**DATA**.
• • • •
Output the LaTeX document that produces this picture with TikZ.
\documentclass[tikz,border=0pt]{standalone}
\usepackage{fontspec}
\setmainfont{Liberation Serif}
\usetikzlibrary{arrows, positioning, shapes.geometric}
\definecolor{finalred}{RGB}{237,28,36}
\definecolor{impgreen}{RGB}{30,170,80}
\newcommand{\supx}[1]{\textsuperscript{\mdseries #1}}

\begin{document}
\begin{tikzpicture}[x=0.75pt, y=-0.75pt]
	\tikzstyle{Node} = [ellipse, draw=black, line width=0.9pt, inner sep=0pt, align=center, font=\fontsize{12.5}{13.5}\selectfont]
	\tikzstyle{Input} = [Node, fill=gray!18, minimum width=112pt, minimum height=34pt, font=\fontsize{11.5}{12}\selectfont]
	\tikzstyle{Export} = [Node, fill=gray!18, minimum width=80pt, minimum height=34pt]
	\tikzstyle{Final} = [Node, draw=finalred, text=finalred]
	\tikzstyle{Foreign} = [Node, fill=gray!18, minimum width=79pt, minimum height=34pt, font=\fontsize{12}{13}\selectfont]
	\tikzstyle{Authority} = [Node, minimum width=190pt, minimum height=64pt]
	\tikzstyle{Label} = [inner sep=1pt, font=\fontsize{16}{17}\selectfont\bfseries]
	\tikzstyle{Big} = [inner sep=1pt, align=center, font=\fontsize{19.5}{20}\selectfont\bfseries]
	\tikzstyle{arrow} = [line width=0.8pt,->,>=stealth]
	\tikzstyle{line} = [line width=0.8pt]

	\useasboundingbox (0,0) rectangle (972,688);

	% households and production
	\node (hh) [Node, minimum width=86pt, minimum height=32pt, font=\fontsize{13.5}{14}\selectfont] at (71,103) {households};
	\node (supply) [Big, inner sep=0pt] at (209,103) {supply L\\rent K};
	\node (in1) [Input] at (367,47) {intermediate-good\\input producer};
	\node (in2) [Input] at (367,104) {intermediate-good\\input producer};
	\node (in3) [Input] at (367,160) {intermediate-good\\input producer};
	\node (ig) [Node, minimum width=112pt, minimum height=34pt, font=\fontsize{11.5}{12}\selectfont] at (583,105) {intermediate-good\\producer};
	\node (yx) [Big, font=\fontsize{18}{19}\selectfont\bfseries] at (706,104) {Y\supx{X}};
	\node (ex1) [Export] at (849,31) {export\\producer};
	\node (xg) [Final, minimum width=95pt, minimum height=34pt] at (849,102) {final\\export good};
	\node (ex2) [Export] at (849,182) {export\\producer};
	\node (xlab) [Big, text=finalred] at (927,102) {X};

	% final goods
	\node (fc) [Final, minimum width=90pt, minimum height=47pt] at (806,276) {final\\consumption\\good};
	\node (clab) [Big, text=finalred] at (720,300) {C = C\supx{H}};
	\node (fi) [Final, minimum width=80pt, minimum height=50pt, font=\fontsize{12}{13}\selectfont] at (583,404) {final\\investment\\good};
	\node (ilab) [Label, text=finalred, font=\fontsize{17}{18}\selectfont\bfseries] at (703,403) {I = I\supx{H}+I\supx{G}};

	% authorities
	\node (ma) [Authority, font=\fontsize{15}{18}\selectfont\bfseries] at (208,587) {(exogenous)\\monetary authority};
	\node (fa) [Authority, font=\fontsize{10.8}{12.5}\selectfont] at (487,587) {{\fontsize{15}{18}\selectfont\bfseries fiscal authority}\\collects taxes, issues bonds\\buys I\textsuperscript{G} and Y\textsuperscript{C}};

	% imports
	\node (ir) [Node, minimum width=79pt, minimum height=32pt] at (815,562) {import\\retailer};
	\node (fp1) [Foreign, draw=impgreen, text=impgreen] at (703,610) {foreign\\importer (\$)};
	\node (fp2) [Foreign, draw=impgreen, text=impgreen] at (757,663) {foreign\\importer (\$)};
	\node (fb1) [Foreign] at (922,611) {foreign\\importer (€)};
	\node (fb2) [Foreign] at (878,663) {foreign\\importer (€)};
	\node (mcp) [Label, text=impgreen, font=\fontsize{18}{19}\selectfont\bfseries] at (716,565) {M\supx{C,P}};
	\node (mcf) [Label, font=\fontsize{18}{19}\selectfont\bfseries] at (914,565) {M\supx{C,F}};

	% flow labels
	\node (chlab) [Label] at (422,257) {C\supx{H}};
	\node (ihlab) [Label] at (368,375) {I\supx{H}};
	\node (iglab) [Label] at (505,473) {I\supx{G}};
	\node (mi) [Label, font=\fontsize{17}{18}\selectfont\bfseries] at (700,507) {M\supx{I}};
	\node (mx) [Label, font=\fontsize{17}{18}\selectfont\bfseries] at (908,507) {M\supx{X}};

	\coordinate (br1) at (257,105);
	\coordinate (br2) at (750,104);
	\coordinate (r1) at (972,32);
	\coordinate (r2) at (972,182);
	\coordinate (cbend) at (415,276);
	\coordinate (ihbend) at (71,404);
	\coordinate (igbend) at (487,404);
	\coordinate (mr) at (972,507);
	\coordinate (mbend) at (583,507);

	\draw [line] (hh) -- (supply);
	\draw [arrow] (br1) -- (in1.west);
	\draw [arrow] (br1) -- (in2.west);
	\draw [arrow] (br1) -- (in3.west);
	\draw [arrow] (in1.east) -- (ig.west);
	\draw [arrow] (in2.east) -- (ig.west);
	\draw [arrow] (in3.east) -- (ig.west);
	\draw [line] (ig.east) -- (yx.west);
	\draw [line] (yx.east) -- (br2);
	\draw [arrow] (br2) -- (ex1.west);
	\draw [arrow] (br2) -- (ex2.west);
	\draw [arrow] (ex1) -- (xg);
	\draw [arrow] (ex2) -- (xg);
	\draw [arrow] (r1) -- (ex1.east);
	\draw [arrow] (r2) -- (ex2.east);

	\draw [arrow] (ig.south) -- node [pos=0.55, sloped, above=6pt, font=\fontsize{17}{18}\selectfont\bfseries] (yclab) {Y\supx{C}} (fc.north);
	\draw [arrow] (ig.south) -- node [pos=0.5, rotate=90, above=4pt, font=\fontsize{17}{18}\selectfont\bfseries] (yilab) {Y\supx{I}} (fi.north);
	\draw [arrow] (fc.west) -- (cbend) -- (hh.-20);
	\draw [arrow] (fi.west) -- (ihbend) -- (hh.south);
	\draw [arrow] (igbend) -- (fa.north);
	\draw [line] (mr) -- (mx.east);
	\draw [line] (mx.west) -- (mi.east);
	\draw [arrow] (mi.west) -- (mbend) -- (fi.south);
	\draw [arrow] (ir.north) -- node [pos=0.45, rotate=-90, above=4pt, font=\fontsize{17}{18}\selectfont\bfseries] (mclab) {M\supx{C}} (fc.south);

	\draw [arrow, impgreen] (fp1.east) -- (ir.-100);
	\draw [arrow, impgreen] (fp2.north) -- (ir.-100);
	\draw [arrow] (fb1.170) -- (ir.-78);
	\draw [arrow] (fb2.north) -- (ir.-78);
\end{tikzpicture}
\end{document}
• • • •
**YOUR GOAL**.
Copy down the material exactly as written.

**CORRECT ANSWER**.
Output the LaTeX document that produces this picture with TikZ.
\documentclass[tikz,border=0pt]{standalone}
\usepackage{fontspec}
\setmainfont{Liberation Serif}
\usetikzlibrary{arrows, positioning, shapes.geometric}
\definecolor{finalred}{RGB}{237,28,36}
\definecolor{impgreen}{RGB}{30,170,80}
\newcommand{\supx}[1]{\textsuperscript{\mdseries #1}}

\begin{document}
\begin{tikzpicture}[x=0.75pt, y=-0.75pt]
	\tikzstyle{Node} = [ellipse, draw=black, line width=0.9pt, inner sep=0pt, align=center, font=\fontsize{12.5}{13.5}\selectfont]
	\tikzstyle{Input} = [Node, fill=gray!18, minimum width=112pt, minimum height=34pt, font=\fontsize{11.5}{12}\selectfont]
	\tikzstyle{Export} = [Node, fill=gray!18, minimum width=80pt, minimum height=34pt]
	\tikzstyle{Final} = [Node, draw=finalred, text=finalred]
	\tikzstyle{Foreign} = [Node, fill=gray!18, minimum width=79pt, minimum height=34pt, font=\fontsize{12}{13}\selectfont]
	\tikzstyle{Authority} = [Node, minimum width=190pt, minimum height=64pt]
	\tikzstyle{Label} = [inner sep=1pt, font=\fontsize{16}{17}\selectfont\bfseries]
	\tikzstyle{Big} = [inner sep=1pt, align=center, font=\fontsize{19.5}{20}\selectfont\bfseries]
	\tikzstyle{arrow} = [line width=0.8pt,->,>=stealth]
	\tikzstyle{line} = [line width=0.8pt]

	\useasboundingbox (0,0) rectangle (972,688);

	% households and production
	\node (hh) [Node, minimum width=86pt, minimum height=32pt, font=\fontsize{13.5}{14}\selectfont] at (71,103) {households};
	\node (supply) [Big, inner sep=0pt] at (209,103) {supply L\\rent K};
	\node (in1) [Input] at (367,47) {intermediate-good\\input producer};
	\node (in2) [Input] at (367,104) {intermediate-good\\input producer};
	\node (in3) [Input] at (367,160) {intermediate-good\\input producer};
	\node (ig) [Node, minimum width=112pt, minimum height=34pt, font=\fontsize{11.5}{12}\selectfont] at (583,105) {intermediate-good\\producer};
	\node (yx) [Big, font=\fontsize{18}{19}\selectfont\bfseries] at (706,104) {Y\supx{X}};
	\node (ex1) [Export] at (849,31) {export\\producer};
	\node (xg) [Final, minimum width=95pt, minimum height=34pt] at (849,102) {final\\export good};
	\node (ex2) [Export] at (849,182) {export\\producer};
	\node (xlab) [Big, text=finalred] at (927,102) {X};

	% final goods
	\node (fc) [Final, minimum width=90pt, minimum height=47pt] at (806,276) {final\\consumption\\good};
	\node (clab) [Big, text=finalred] at (720,300) {C = C\supx{H}};
	\node (fi) [Final, minimum width=80pt, minimum height=50pt, font=\fontsize{12}{13}\selectfont] at (583,404) {final\\investment\\good};
	\node (ilab) [Label, text=finalred, font=\fontsize{17}{18}\selectfont\bfseries] at (703,403) {I = I\supx{H}+I\supx{G}};

	% authorities
	\node (ma) [Authority, font=\fontsize{15}{18}\selectfont\bfseries] at (208,587) {(exogenous)\\monetary authority};
	\node (fa) [Authority, font=\fontsize{10.8}{12.5}\selectfont] at (487,587) {{\fontsize{15}{18}\selectfont\bfseries fiscal authority}\\collects taxes, issues bonds\\buys I\textsuperscript{G} and Y\textsuperscript{C}};

	% imports
	\node (ir) [Node, minimum width=79pt, minimum height=32pt] at (815,562) {import\\retailer};
	\node (fp1) [Foreign, draw=impgreen, text=impgreen] at (703,610) {foreign\\importer (\$)};
	\node (fp2) [Foreign, draw=impgreen, text=impgreen] at (757,663) {foreign\\importer (\$)};
	\node (fb1) [Foreign] at (922,611) {foreign\\importer (€)};
	\node (fb2) [Foreign] at (878,663) {foreign\\importer (€)};
	\node (mcp) [Label, text=impgreen, font=\fontsize{18}{19}\selectfont\bfseries] at (716,565) {M\supx{C,P}};
	\node (mcf) [Label, font=\fontsize{18}{19}\selectfont\bfseries] at (914,565) {M\supx{C,F}};

	% flow labels
	\node (chlab) [Label] at (422,257) {C\supx{H}};
	\node (ihlab) [Label] at (368,375) {I\supx{H}};
	\node (iglab) [Label] at (505,473) {I\supx{G}};
	\node (mi) [Label, font=\fontsize{17}{18}\selectfont\bfseries] at (700,507) {M\supx{I}};
	\node (mx) [Label, font=\fontsize{17}{18}\selectfont\bfseries] at (908,507) {M\supx{X}};

	\coordinate (br1) at (257,105);
	\coordinate (br2) at (750,104);
	\coordinate (r1) at (972,32);
	\coordinate (r2) at (972,182);
	\coordinate (cbend) at (415,276);
	\coordinate (ihbend) at (71,404);
	\coordinate (igbend) at (487,404);
	\coordinate (mr) at (972,507);
	\coordinate (mbend) at (583,507);

	\draw [line] (hh) -- (supply);
	\draw [arrow] (br1) -- (in1.west);
	\draw [arrow] (br1) -- (in2.west);
	\draw [arrow] (br1) -- (in3.west);
	\draw [arrow] (in1.east) -- (ig.west);
	\draw [arrow] (in2.east) -- (ig.west);
	\draw [arrow] (in3.east) -- (ig.west);
	\draw [line] (ig.east) -- (yx.west);
	\draw [line] (yx.east) -- (br2);
	\draw [arrow] (br2) -- (ex1.west);
	\draw [arrow] (br2) -- (ex2.west);
	\draw [arrow] (ex1) -- (xg);
	\draw [arrow] (ex2) -- (xg);
	\draw [arrow] (r1) -- (ex1.east);
	\draw [arrow] (r2) -- (ex2.east);

	\draw [arrow] (ig.south) -- node [pos=0.55, sloped, above=6pt, font=\fontsize{17}{18}\selectfont\bfseries] (yclab) {Y\supx{C}} (fc.north);
	\draw [arrow] (ig.south) -- node [pos=0.5, rotate=90, above=4pt, font=\fontsize{17}{18}\selectfont\bfseries] (yilab) {Y\supx{I}} (fi.north);
	\draw [arrow] (fc.west) -- (cbend) -- (hh.-20);
	\draw [arrow] (fi.west) -- (ihbend) -- (hh.south);
	\draw [arrow] (igbend) -- (fa.north);
	\draw [line] (mr) -- (mx.east);
	\draw [line] (mx.west) -- (mi.east);
	\draw [arrow] (mi.west) -- (mbend) -- (fi.south);
	\draw [arrow] (ir.north) -- node [pos=0.45, rotate=-90, above=4pt, font=\fontsize{17}{18}\selectfont\bfseries] (mclab) {M\supx{C}} (fc.south);

	\draw [arrow, impgreen] (fp1.east) -- (ir.-100);
	\draw [arrow, impgreen] (fp2.north) -- (ir.-100);
	\draw [arrow] (fb1.170) -- (ir.-78);
	\draw [arrow] (fb2.north) -- (ir.-78);
\end{tikzpicture}
\end{document}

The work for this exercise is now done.